Although Columbus was not the first explorer to reach the Americas from Europe (being preceded by the Norse led by Leif Ericson[5]), the voyages of Columbus molded the future of European colonization and encouraged European exploration of foreign lands for centuries to come.

The term "pre-Columbian" is usually used to refer to the peoples and cultures of the Americas before the arrival of Columbus and his European successors.

The name Christopher Columbus is the Anglicisation of the Latin Christophorus Columbus. His name in his native 15th century Genoese language was Christoffa[6] Corombo[7] (pronounced IPA: [kriˈʃtɔffa kuˈrumbu][8]), and the Italian language version of the name is Cristoforo Colombo.

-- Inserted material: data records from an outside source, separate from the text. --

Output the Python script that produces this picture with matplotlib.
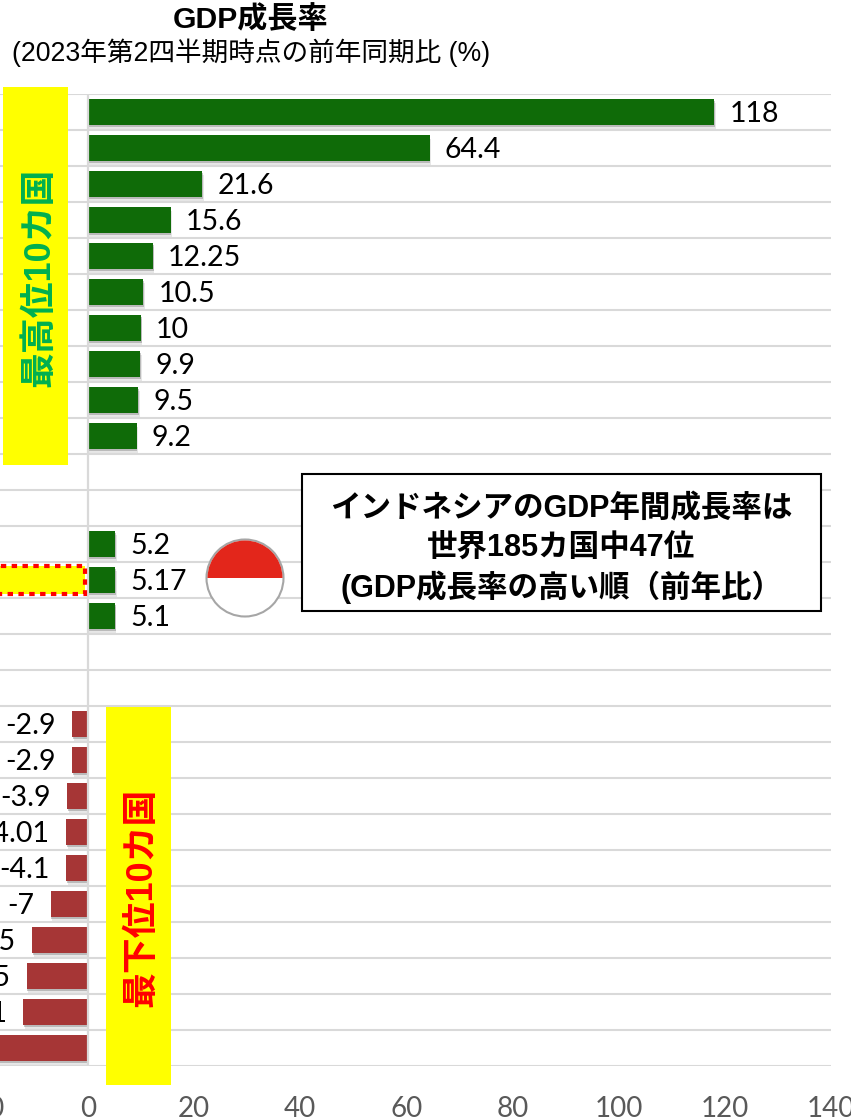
#GDP growth ranking, top 10 / around Indonesia / bottom 10
import numpy as np
import matplotlib.pyplot as plt
import matplotlib.patheffects as pe
from matplotlib.patches import Rectangle, Circle, Wedge

# the two blank rows between groups are kept as None
top_vals = [118, 64.4, 21.6, 15.6, 12.25, 10.5, 10, 9.9, 9.5, 9.2]
mid_vals = [5.2, 5.17, 5.1]
bottom_vals = [-2.9, -2.9, -3.9, -4.01, -4.1, -7, -10.5, -11.5, -12.1, -18.3]
blank = [None, None]
values = top_vals + blank + mid_vals + blank + bottom_vals
x_ticks = [-40, -20, 0, 20, 40, 60, 80, 100, 120, 140]

title = "GDP成長率"
subtitle = "(2023年第2四半期時点の前年同期比 (%)"
note_lines = ["インドネシアのGDP年間成長率は", "世界185カ国中47位", "(GDP成長率の高い順（前年比）"]

W, H = 851, 1119
jp_sans = ['Liberation Sans', 'Noto Sans CJK JP']

fig = plt.figure(figsize=(W / 100, H / 100), dpi=100)

# main axes runs off the left side of the canvas, like the cropped original
px_per_unit = 5.31
zero_px = 87.7
left_px = zero_px - 40 * px_per_unit
right_px = zero_px + 140 * px_per_unit
top_px, bottom_px = 94, 1066
ax = fig.add_axes([left_px / W, 1 - bottom_px / H, (right_px - left_px) / W, (bottom_px - top_px) / H])

shadow = [pe.SimplePatchShadow(offset=(1.2, -2.6), shadow_rgbFace='#888888', alpha=0.2),
          pe.SimplePatchShadow(offset=(0.6, -1.4), shadow_rgbFace='#777777', alpha=0.4),
          pe.Normal()]

for i, v in enumerate(values):
    if v is None:
        continue
    color = '#0F6B08' if v > 0 else '#A63636'
    bar = ax.barh(i, v, height=0.72, color=color, zorder=3)[0]
    bar.set_path_effects(shadow)
    if v > 0:
        ax.annotate(f"{v:g}", (v, i), xytext=(11, -1.2), textcoords='offset points', ha='left', va='center',
                    fontsize=20.5, family='Lato', color='black', zorder=4)
    else:
        ax.annotate(f"{v:g}", (v, i), xytext=(-12, -1.2), textcoords='offset points', ha='right', va='center',
                    fontsize=20.5, family='Lato', color='black', zorder=4)

ax.set_xlim(-40, 140)
ax.set_ylim(26.5, -0.5)
ax.set_xticks(x_ticks)
ax.set_yticks([])
ax.set_yticks(np.arange(-0.5, 27), minor=True)
ax.grid(axis='y', which='minor', color='#D9D9D9', lw=1.5, zorder=0)
ax.axvline(0, color='#D9D9D9', lw=1.6, zorder=5)
ax.tick_params(axis='both', which='both', length=0)
ax.tick_params(axis='x', pad=21.5, labelsize=20, labelcolor='#595959')
for lab in ax.get_xticklabels():
    lab.set_family('Lato')
for s in ax.spines.values():
    s.set_visible(False)
ax.patch.set_alpha(0)

# overlay in pixel coordinates for the annotations
ov = fig.add_axes([0, 0, 1, 1])
ov.set_xlim(0, W)
ov.set_ylim(H, 0)
ov.axis('off')
ov.patch.set_alpha(0)

ov.text(251, 20, title, ha='center', va='center', fontsize=21.7, fontweight='bold', family=jp_sans)
ov.text(12, 53, subtitle, ha='left', va='center', fontsize=19.2, family=jp_sans)

ov.add_patch(Rectangle((3, 87), 65, 378, fc='#FFFF00', ec='none'))
ov.text(40, 277, "最高位10カ国", rotation=90, ha='center', va='center', fontsize=25.8, fontweight='bold',
        color='#00B050', family=jp_sans)
ov.add_patch(Rectangle((106, 707), 65, 378, fc='#FFFF00', ec='none'))
ov.text(142, 897, "最下位10カ国", rotation=90, ha='center', va='center', fontsize=25.8, fontweight='bold',
        color='#FF0000', family=jp_sans)

# Indonesia row highlight
ov.add_patch(Rectangle((-10, 566), 95, 28, fc='#FFFF00', ec='#FF0000', lw=3, ls=(0, (1.3, 1.3))))

# flag
ov.add_patch(Circle((245, 578), 38.5, fc='white', ec='#A6A6A6', lw=1.5))
ov.add_patch(Wedge((245, 578), 37.5, 180, 360, fc='#E3261B', ec='none'))

ov.add_patch(Rectangle((302, 474), 519, 137, fc='white', ec='black', lw=1.5))
for y, line in zip([509, 548, 587], note_lines):
    ov.text(561, y, line, ha='center', va='center', fontsize=22, fontweight='bold', family=jp_sans)

fig.savefig('out.png', dpi=100)
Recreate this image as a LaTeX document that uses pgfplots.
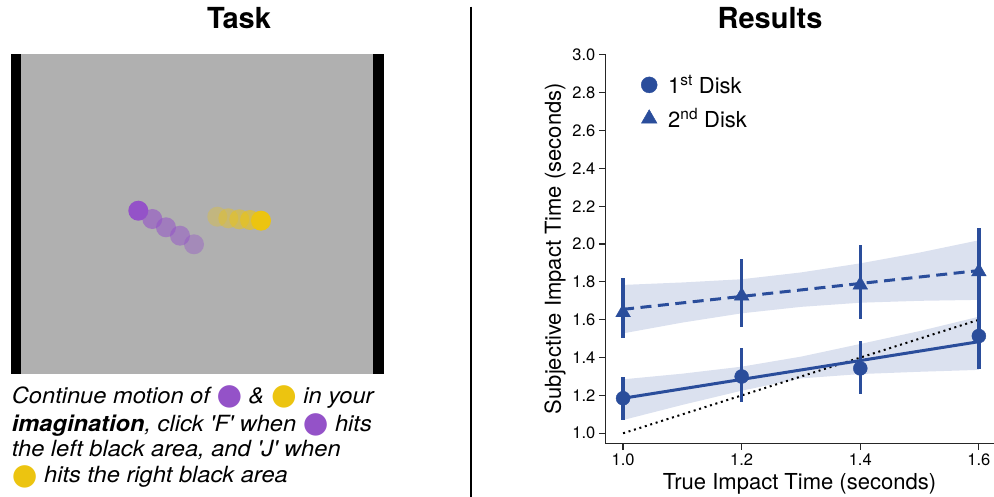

Columbus's initial 1492 voyage came at a critical time of emerging modern western imperialism and economic competition between developing kingdoms seeking wealth from the establishment of trade routes and colonies. In this sociopolitical climate, Columbus's far-fetched scheme won the attention of Isabella I of Castile. Severely underestimating the circumference of the Earth, he estimated that a westward route from Iberia to the Indies would be shorter than the overland trade route through Arabia. If true, this would allow Spain entry into the lucrative spice trade — heretofore commanded by the Arabs and Italians. Following his plotted course, he instead landed within the Bahamas Archipelago at a locale he named San Salvador. Mistaking the lands he encountered for Asia, he referred to the inhabitants as "indios" (Spanish for "Indians").[9][10][11]